WHAT TO PRODUCE » Quote, verbatim, all material below, without pictures.
==== DATA BLOCK
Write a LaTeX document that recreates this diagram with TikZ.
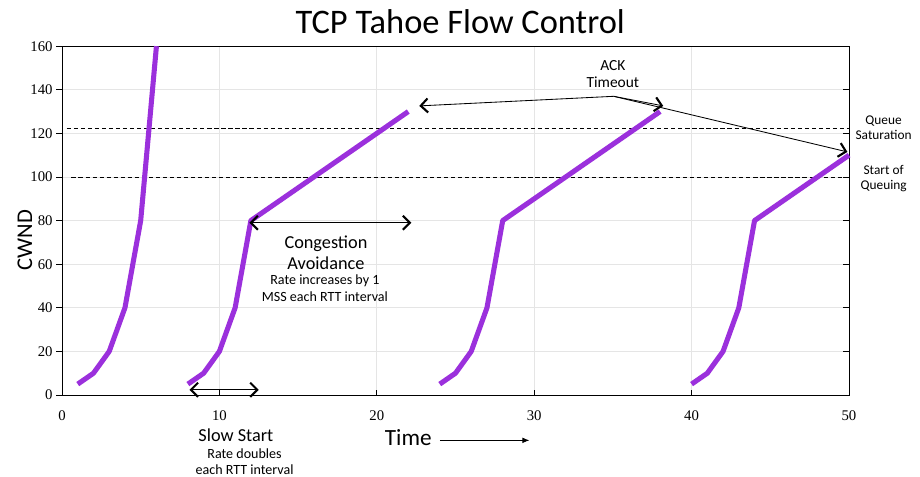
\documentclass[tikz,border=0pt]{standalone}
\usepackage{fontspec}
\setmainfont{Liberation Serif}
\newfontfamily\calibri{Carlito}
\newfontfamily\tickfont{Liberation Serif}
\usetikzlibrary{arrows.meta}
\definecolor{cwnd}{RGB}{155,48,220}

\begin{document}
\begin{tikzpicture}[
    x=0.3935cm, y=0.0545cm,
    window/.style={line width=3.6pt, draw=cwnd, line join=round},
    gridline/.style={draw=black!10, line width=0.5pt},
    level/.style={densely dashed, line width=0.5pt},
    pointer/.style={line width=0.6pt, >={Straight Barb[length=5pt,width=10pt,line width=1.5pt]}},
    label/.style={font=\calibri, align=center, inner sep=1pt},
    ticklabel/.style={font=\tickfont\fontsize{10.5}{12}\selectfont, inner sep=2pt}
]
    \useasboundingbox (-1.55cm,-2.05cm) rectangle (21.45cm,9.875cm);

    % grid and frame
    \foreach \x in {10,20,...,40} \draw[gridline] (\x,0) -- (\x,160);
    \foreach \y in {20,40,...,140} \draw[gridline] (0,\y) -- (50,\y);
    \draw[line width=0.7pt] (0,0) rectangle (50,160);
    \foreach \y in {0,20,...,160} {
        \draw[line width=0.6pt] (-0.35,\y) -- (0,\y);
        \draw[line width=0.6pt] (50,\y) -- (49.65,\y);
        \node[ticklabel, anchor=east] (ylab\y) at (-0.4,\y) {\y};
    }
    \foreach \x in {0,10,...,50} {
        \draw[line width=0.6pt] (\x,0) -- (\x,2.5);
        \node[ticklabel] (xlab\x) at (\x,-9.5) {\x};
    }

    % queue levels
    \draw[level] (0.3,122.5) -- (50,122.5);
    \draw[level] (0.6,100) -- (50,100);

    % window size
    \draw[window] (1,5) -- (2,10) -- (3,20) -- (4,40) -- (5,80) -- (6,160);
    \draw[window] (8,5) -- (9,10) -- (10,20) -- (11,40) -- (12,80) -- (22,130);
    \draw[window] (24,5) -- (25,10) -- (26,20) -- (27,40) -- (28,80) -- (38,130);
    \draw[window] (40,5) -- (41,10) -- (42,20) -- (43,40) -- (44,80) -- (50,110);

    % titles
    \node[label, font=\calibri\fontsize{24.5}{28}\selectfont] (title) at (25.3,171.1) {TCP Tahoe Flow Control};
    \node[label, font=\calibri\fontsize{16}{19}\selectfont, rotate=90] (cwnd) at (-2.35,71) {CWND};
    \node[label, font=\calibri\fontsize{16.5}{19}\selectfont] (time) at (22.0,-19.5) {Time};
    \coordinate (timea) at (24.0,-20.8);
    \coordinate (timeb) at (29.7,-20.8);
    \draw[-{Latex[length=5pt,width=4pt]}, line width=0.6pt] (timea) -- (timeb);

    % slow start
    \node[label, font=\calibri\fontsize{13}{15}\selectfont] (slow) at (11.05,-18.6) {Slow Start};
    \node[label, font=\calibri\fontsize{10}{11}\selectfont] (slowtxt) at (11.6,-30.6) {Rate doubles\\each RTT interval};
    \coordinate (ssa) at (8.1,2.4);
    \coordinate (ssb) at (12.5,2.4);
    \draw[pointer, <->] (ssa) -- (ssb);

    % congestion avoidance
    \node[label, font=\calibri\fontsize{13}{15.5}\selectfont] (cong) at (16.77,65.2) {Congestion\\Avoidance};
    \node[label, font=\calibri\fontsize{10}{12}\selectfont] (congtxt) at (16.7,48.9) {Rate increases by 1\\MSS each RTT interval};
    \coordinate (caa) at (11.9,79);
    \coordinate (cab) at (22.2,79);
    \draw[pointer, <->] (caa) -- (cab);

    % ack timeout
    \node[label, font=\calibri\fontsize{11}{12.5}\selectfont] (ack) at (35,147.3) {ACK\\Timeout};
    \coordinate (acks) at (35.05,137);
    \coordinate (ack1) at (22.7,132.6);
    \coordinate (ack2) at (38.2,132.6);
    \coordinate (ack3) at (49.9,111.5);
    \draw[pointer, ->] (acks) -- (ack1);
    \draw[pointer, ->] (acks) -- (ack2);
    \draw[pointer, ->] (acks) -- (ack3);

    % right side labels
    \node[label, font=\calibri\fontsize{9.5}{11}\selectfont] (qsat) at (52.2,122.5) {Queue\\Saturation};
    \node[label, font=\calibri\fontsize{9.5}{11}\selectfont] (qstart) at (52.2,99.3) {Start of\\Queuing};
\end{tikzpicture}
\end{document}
========
RESPONSE TO THIS EXERCISE »
Write a LaTeX document that recreates this diagram with TikZ.
\documentclass[tikz,border=0pt]{standalone}
\usepackage{fontspec}
\setmainfont{Liberation Serif}
\newfontfamily\calibri{Carlito}
\newfontfamily\tickfont{Liberation Serif}
\usetikzlibrary{arrows.meta}
\definecolor{cwnd}{RGB}{155,48,220}

\begin{document}
\begin{tikzpicture}[
    x=0.3935cm, y=0.0545cm,
    window/.style={line width=3.6pt, draw=cwnd, line join=round},
    gridline/.style={draw=black!10, line width=0.5pt},
    level/.style={densely dashed, line width=0.5pt},
    pointer/.style={line width=0.6pt, >={Straight Barb[length=5pt,width=10pt,line width=1.5pt]}},
    label/.style={font=\calibri, align=center, inner sep=1pt},
    ticklabel/.style={font=\tickfont\fontsize{10.5}{12}\selectfont, inner sep=2pt}
]
    \useasboundingbox (-1.55cm,-2.05cm) rectangle (21.45cm,9.875cm);

    % grid and frame
    \foreach \x in {10,20,...,40} \draw[gridline] (\x,0) -- (\x,160);
    \foreach \y in {20,40,...,140} \draw[gridline] (0,\y) -- (50,\y);
    \draw[line width=0.7pt] (0,0) rectangle (50,160);
    \foreach \y in {0,20,...,160} {
        \draw[line width=0.6pt] (-0.35,\y) -- (0,\y);
        \draw[line width=0.6pt] (50,\y) -- (49.65,\y);
        \node[ticklabel, anchor=east] (ylab\y) at (-0.4,\y) {\y};
    }
    \foreach \x in {0,10,...,50} {
        \draw[line width=0.6pt] (\x,0) -- (\x,2.5);
        \node[ticklabel] (xlab\x) at (\x,-9.5) {\x};
    }

    % queue levels
    \draw[level] (0.3,122.5) -- (50,122.5);
    \draw[level] (0.6,100) -- (50,100);

    % window size
    \draw[window] (1,5) -- (2,10) -- (3,20) -- (4,40) -- (5,80) -- (6,160);
    \draw[window] (8,5) -- (9,10) -- (10,20) -- (11,40) -- (12,80) -- (22,130);
    \draw[window] (24,5) -- (25,10) -- (26,20) -- (27,40) -- (28,80) -- (38,130);
    \draw[window] (40,5) -- (41,10) -- (42,20) -- (43,40) -- (44,80) -- (50,110);

    % titles
    \node[label, font=\calibri\fontsize{24.5}{28}\selectfont] (title) at (25.3,171.1) {TCP Tahoe Flow Control};
    \node[label, font=\calibri\fontsize{16}{19}\selectfont, rotate=90] (cwnd) at (-2.35,71) {CWND};
    \node[label, font=\calibri\fontsize{16.5}{19}\selectfont] (time) at (22.0,-19.5) {Time};
    \coordinate (timea) at (24.0,-20.8);
    \coordinate (timeb) at (29.7,-20.8);
    \draw[-{Latex[length=5pt,width=4pt]}, line width=0.6pt] (timea) -- (timeb);

    % slow start
    \node[label, font=\calibri\fontsize{13}{15}\selectfont] (slow) at (11.05,-18.6) {Slow Start};
    \node[label, font=\calibri\fontsize{10}{11}\selectfont] (slowtxt) at (11.6,-30.6) {Rate doubles\\each RTT interval};
    \coordinate (ssa) at (8.1,2.4);
    \coordinate (ssb) at (12.5,2.4);
    \draw[pointer, <->] (ssa) -- (ssb);

    % congestion avoidance
    \node[label, font=\calibri\fontsize{13}{15.5}\selectfont] (cong) at (16.77,65.2) {Congestion\\Avoidance};
    \node[label, font=\calibri\fontsize{10}{12}\selectfont] (congtxt) at (16.7,48.9) {Rate increases by 1\\MSS each RTT interval};
    \coordinate (caa) at (11.9,79);
    \coordinate (cab) at (22.2,79);
    \draw[pointer, <->] (caa) -- (cab);

    % ack timeout
    \node[label, font=\calibri\fontsize{11}{12.5}\selectfont] (ack) at (35,147.3) {ACK\\Timeout};
    \coordinate (acks) at (35.05,137);
    \coordinate (ack1) at (22.7,132.6);
    \coordinate (ack2) at (38.2,132.6);
    \coordinate (ack3) at (49.9,111.5);
    \draw[pointer, ->] (acks) -- (ack1);
    \draw[pointer, ->] (acks) -- (ack2);
    \draw[pointer, ->] (acks) -- (ack3);

    % right side labels
    \node[label, font=\calibri\fontsize{9.5}{11}\selectfont] (qsat) at (52.2,122.5) {Queue\\Saturation};
    \node[label, font=\calibri\fontsize{9.5}{11}\selectfont] (qstart) at (52.2,99.3) {Start of\\Queuing};
\end{tikzpicture}
\end{document}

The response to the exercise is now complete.